DESCRIPTION OF THE TASK: Report how many lines of the records below include the word "recreates". Give nothing but the number.

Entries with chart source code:
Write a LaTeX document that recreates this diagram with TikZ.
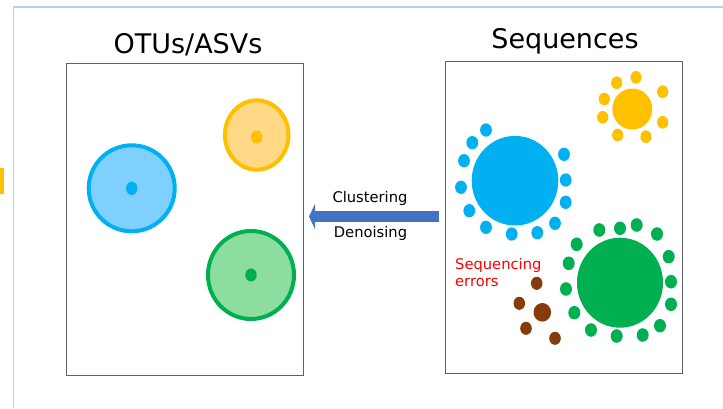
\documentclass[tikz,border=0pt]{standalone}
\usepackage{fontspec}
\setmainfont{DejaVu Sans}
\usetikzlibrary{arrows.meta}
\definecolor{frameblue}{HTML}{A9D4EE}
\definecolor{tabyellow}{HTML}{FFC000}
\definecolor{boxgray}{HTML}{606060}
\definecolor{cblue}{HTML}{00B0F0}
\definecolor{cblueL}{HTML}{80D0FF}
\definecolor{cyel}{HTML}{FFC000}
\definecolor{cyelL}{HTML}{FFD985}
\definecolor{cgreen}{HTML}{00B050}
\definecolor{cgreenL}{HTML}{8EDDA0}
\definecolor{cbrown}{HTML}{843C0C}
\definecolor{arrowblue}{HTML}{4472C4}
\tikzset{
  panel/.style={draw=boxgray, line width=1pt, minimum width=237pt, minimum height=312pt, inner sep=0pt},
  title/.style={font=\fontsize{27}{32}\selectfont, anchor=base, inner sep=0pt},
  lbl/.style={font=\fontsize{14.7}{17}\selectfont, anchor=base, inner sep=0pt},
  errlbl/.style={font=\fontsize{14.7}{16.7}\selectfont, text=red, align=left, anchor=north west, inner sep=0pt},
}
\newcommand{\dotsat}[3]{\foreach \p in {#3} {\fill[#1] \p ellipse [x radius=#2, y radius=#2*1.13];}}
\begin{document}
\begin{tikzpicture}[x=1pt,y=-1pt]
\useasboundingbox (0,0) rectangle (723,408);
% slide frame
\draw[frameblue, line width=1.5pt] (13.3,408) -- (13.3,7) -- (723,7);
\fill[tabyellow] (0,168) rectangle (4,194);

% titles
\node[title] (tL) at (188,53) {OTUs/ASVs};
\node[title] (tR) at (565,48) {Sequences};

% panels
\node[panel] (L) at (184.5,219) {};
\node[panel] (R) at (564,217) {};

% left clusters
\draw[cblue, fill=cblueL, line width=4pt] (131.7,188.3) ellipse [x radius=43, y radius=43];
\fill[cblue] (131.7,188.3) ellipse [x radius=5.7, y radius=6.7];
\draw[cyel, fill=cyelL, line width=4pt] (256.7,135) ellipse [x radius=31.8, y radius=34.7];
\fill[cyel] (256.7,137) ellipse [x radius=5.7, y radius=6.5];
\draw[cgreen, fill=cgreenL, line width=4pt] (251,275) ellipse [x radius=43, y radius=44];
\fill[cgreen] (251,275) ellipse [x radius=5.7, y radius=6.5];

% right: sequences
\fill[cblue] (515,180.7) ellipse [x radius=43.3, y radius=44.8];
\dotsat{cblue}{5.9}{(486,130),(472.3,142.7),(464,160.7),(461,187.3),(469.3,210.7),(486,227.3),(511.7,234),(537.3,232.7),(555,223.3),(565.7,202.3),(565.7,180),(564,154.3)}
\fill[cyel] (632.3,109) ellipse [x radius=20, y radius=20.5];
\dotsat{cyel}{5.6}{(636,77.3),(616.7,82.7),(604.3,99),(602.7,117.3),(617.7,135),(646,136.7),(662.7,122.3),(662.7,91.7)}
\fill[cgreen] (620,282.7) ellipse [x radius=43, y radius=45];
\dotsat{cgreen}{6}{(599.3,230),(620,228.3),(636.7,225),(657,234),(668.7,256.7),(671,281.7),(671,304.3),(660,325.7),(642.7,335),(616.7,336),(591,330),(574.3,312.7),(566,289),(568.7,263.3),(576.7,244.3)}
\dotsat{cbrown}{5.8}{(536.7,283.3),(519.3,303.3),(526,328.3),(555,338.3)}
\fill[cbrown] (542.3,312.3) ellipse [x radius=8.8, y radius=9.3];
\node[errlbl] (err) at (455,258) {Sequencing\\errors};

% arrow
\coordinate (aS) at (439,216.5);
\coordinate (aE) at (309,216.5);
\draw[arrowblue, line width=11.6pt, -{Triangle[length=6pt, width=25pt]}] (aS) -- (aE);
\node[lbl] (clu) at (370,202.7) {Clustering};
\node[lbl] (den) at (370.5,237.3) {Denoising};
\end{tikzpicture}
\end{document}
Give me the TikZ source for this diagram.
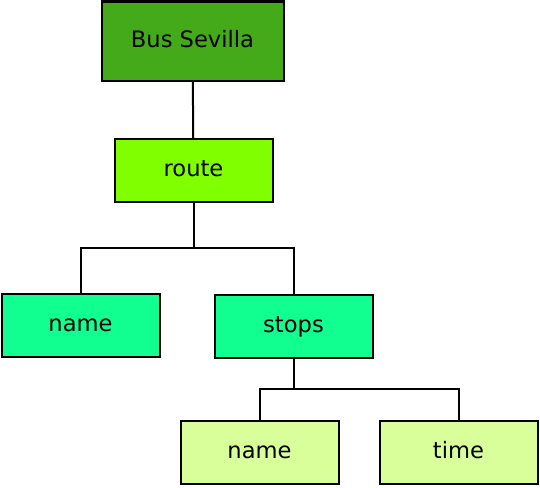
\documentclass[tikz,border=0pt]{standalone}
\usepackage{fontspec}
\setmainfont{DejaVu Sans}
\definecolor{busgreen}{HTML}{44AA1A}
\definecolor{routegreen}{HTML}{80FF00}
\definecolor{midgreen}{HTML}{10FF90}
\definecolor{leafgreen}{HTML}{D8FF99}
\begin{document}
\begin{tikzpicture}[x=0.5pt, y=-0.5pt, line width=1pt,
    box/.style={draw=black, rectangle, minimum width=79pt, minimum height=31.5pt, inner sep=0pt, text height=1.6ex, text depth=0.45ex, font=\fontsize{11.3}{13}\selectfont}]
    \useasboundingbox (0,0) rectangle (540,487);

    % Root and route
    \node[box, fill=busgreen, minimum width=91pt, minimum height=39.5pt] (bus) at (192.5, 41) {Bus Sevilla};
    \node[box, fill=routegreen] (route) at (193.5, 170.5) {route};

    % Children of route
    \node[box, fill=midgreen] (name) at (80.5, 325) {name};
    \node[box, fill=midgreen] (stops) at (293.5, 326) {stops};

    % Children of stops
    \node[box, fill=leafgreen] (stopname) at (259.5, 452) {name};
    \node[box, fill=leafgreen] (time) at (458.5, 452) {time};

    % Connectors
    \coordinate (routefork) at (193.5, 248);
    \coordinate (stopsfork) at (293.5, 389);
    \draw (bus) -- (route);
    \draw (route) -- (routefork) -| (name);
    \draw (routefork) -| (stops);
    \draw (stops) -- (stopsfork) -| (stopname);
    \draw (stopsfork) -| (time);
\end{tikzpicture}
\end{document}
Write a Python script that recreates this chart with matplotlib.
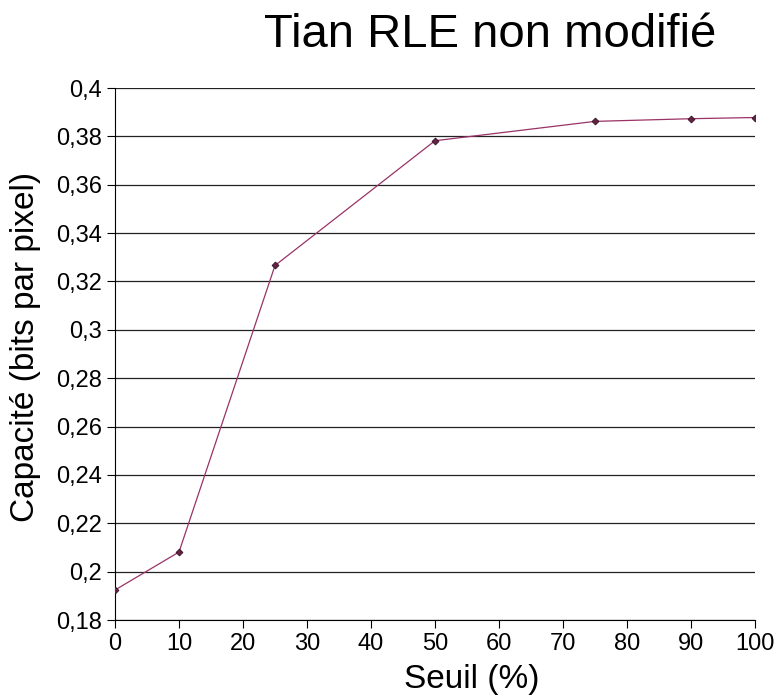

TASK RESPONSE: 2